The request: Check each line of the entries below for the string "that"; copy every line where it appears.

Record extracts:
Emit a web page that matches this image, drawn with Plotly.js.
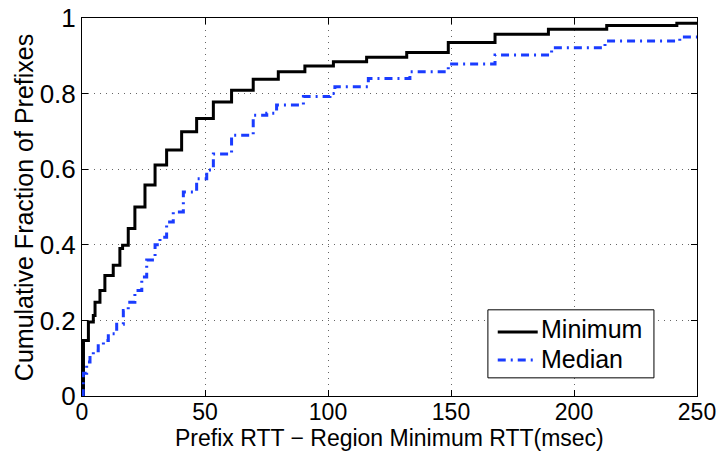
---
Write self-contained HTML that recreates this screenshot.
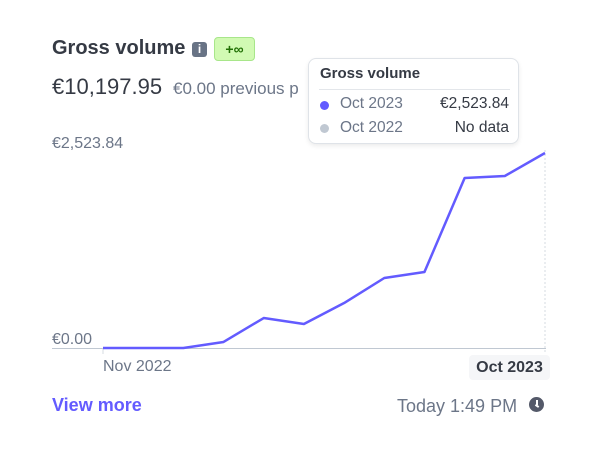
* * *
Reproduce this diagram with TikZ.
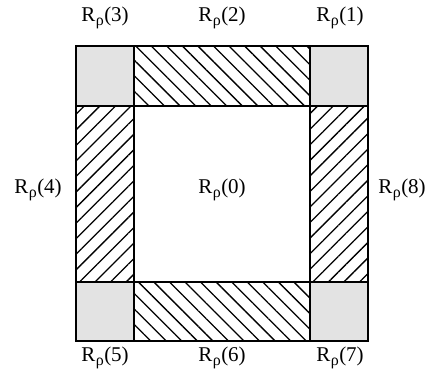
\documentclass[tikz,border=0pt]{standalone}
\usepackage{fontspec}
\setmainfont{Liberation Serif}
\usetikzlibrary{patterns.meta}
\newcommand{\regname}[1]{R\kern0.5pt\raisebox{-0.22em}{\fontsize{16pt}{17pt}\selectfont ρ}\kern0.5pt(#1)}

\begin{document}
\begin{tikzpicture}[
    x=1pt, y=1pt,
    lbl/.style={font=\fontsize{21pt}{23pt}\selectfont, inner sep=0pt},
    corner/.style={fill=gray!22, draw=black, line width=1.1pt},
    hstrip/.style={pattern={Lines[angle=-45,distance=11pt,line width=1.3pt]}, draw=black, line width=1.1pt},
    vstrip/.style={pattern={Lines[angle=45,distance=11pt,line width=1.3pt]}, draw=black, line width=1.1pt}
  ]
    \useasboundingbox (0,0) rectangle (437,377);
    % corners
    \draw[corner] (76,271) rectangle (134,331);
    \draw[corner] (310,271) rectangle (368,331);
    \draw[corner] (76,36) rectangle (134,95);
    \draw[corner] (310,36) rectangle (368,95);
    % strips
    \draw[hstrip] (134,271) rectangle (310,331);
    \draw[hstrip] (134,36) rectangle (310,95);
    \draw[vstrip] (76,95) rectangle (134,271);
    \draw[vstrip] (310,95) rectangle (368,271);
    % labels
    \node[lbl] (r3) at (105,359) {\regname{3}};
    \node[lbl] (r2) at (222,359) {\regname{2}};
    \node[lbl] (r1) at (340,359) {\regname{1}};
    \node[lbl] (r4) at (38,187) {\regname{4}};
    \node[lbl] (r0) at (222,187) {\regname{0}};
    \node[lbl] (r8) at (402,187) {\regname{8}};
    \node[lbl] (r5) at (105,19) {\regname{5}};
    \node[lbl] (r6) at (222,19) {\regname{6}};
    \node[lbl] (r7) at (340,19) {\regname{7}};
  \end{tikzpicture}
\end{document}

Expected answer:
Emit a web page that matches this image, drawn with Plotly.js.
Write self-contained HTML that recreates this screenshot.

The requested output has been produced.